MANILA - Defense Secretary Delfin Lorenzana on Monday downplayed fears anew that national security would be compromised once China-backed telecommunications player DITO Telecommunity puts up facilities in its military camps.
In a Senate budget hearing, Lorenzana said that the possibility of Beijing spying on Manila through the DITO facilities was unlikely, and that espionage fears over the presence of Chinese workers in the offshore gambling industry was a much bigger concern.
“In the POGOs, there are people there in the area, several hundreds of them. In the towers, I don’t see any Chinese going there to man the towers,” Lorenzana told Senate Minority Leader Franklin Drilon who raised several questions on the matter.
“How are they going to listen if it’s just a transmitter that will transmit the signal from one cell site to another?”

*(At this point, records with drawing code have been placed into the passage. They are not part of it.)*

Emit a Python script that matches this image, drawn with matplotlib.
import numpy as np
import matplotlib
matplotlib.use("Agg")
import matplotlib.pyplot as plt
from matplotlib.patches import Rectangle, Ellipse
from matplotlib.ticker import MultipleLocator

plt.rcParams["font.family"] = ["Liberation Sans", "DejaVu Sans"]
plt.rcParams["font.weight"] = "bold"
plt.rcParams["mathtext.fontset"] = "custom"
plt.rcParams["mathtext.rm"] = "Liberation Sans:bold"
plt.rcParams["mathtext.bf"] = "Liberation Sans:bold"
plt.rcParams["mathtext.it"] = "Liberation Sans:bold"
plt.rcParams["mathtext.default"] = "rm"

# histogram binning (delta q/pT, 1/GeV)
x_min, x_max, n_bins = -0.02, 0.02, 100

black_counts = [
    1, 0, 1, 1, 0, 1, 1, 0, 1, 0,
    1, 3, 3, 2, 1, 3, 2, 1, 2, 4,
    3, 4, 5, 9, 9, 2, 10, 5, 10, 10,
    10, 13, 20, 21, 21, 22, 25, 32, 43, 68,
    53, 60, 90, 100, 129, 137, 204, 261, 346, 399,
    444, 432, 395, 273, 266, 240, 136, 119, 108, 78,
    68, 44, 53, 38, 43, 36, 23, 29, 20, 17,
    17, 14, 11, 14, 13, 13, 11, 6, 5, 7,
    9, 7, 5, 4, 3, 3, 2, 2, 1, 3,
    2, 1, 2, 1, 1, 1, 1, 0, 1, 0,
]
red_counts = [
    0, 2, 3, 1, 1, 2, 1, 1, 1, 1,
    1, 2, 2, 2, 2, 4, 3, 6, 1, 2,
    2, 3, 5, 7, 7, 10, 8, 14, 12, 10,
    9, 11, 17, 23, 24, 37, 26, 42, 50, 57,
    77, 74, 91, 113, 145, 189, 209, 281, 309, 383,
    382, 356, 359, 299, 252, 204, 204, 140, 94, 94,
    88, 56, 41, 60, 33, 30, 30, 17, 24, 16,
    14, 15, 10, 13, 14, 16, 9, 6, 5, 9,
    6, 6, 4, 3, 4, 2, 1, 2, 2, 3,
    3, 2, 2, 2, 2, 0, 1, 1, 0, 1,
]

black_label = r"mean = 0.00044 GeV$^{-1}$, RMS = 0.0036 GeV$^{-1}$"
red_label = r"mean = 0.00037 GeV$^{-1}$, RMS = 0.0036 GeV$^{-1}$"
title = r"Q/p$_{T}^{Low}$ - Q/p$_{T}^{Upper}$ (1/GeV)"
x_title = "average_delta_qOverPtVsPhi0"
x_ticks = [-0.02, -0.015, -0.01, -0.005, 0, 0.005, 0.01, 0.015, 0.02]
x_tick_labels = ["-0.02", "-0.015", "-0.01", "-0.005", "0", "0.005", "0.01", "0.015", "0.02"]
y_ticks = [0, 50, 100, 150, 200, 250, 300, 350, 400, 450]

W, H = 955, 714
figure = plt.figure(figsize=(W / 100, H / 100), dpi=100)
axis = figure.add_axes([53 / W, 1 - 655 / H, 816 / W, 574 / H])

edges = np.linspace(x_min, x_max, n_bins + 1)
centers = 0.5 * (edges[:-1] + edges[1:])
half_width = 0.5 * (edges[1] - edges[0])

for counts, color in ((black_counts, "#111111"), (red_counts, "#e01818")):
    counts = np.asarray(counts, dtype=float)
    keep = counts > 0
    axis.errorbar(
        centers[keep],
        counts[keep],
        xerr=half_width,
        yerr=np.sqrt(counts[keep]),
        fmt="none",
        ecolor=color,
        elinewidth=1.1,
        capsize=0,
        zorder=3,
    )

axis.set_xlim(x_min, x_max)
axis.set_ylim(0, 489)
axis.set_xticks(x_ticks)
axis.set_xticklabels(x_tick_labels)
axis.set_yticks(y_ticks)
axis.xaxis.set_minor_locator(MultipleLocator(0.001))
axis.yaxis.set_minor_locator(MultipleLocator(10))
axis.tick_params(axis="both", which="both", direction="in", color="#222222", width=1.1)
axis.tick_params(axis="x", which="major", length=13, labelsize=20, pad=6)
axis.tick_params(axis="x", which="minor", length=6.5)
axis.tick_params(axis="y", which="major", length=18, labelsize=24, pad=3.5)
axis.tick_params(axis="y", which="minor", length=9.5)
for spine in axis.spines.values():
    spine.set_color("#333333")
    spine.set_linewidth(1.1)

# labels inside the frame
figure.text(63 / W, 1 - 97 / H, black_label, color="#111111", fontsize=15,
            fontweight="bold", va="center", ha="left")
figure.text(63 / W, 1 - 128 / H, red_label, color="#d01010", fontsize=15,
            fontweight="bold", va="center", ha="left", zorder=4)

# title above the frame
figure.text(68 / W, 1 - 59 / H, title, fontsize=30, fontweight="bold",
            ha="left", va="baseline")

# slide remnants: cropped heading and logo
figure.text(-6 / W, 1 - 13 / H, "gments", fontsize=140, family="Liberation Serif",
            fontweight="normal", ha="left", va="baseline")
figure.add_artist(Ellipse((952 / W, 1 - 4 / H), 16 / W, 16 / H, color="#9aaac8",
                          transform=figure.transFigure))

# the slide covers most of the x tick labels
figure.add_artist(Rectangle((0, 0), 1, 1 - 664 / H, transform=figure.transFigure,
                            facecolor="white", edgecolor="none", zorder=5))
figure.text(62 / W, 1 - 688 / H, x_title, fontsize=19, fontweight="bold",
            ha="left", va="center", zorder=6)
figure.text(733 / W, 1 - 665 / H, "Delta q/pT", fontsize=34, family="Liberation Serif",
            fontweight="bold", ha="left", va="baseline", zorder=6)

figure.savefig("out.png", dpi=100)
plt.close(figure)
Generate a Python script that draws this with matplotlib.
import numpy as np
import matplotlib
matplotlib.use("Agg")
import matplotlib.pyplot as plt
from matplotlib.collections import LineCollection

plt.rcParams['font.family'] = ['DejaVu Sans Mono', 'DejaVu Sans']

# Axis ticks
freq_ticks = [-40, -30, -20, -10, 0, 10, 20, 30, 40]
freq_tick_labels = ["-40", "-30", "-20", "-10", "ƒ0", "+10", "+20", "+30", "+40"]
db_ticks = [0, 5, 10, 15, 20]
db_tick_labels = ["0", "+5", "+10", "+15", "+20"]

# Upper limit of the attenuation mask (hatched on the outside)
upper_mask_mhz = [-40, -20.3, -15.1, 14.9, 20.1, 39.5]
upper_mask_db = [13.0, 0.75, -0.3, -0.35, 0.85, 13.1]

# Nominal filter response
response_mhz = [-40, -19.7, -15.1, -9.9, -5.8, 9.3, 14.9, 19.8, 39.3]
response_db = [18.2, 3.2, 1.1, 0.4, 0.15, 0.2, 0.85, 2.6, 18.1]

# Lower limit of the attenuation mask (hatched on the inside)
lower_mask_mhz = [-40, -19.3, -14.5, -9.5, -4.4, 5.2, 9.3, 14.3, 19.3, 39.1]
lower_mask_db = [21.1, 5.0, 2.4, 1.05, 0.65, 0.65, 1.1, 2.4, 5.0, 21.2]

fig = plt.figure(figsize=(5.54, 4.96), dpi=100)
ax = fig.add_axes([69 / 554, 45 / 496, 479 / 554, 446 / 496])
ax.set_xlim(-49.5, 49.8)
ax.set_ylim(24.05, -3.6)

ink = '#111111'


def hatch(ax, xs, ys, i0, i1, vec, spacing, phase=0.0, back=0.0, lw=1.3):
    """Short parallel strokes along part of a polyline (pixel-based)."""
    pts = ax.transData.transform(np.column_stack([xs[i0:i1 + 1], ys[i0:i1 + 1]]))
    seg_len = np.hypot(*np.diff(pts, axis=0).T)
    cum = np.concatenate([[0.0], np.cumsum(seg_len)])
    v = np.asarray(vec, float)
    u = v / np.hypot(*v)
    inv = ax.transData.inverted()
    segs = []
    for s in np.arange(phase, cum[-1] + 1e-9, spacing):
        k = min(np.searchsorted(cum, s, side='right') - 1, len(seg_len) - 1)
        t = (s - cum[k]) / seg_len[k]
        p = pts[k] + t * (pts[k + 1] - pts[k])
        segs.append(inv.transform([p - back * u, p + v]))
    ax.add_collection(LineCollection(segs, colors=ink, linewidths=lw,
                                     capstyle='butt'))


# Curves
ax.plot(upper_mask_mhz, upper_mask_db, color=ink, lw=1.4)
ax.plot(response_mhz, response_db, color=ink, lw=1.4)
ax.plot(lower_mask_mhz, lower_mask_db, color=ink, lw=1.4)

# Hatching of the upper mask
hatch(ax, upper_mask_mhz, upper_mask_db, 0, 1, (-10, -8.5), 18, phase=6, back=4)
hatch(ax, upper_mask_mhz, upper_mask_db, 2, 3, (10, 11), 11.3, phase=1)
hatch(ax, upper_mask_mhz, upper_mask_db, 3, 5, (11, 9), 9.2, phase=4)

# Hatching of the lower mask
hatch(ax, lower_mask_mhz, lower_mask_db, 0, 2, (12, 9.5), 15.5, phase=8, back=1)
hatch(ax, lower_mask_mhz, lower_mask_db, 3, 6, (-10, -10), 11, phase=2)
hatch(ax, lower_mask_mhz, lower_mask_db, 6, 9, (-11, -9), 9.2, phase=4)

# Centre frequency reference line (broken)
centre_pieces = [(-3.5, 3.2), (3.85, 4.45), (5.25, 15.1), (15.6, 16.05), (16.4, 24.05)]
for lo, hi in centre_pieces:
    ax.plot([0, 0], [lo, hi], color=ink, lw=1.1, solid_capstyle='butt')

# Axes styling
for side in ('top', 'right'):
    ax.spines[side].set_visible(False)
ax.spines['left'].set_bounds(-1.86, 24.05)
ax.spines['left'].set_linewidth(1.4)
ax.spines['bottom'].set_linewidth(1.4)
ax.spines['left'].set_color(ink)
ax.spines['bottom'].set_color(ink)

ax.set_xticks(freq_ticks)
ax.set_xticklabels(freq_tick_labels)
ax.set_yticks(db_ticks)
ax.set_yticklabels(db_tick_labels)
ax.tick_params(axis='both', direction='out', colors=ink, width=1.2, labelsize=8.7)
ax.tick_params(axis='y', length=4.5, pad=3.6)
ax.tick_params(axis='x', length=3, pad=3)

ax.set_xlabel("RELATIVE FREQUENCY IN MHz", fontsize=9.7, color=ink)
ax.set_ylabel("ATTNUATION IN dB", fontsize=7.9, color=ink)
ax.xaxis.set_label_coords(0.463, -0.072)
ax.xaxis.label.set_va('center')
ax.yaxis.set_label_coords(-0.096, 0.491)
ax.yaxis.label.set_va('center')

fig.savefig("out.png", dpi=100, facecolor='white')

DITO, a consortium of Dennis Uy's Udenna Corp. and Chelsea Logistics with state-owned China Telecom, recently signed a deal with the Philippine military to build facilities inside military camps.
The deal has drawn concerns over possible Chinese espionage, highlighting the level of distrust of Filipinos against the Chinese despite Manila and Beijing’s rapprochement under the administration of President Rodrigo Duterte.
Drilon underscored the sensitivity of the deal since DITO Telecommunity is backed by the Chinese government.
The deal, if approved by the defense department, would allow DITO to put up its facilities in some 130 sites where major telecommunications players Globe and PLDT are also present.
“Yes they will be located in areas where Globe and Smart are located, but that means mister secretary that the Chinese government will have 130 listening posts inside our camps,” Drilon told Lorenzana.
Upon Drilon’s prodding, Lorenzana said the memorandum of agreement between DITO and the Armed Forces can still be amended. He said he would decide whether to approve the deal or not in a week’s time.
Sen. Francis Pangilinan, however, requested for the deferment of the approval of the agreement.
“I also manifested my desire for the sub-committee on finance chaired by Sen. [Panfilo] Lacson to consider a separate hearing in executive session should it be warranted to discuss the national security repercussions of the DITO-AFP MOA,” Pangilinan said.
Lacson, for his part, said the government must demand compensation from the telcos for their use of government land.
DITO Telecommunity chief administrative officer Adel Tamano earlier said the third telco is a Filipino company and was legally granted a franchise to operate even if the consortium includes China Telecom.
The consortium formerly known as Mislatel received its license to operate in July and is expected to begin commercial operations by 2020.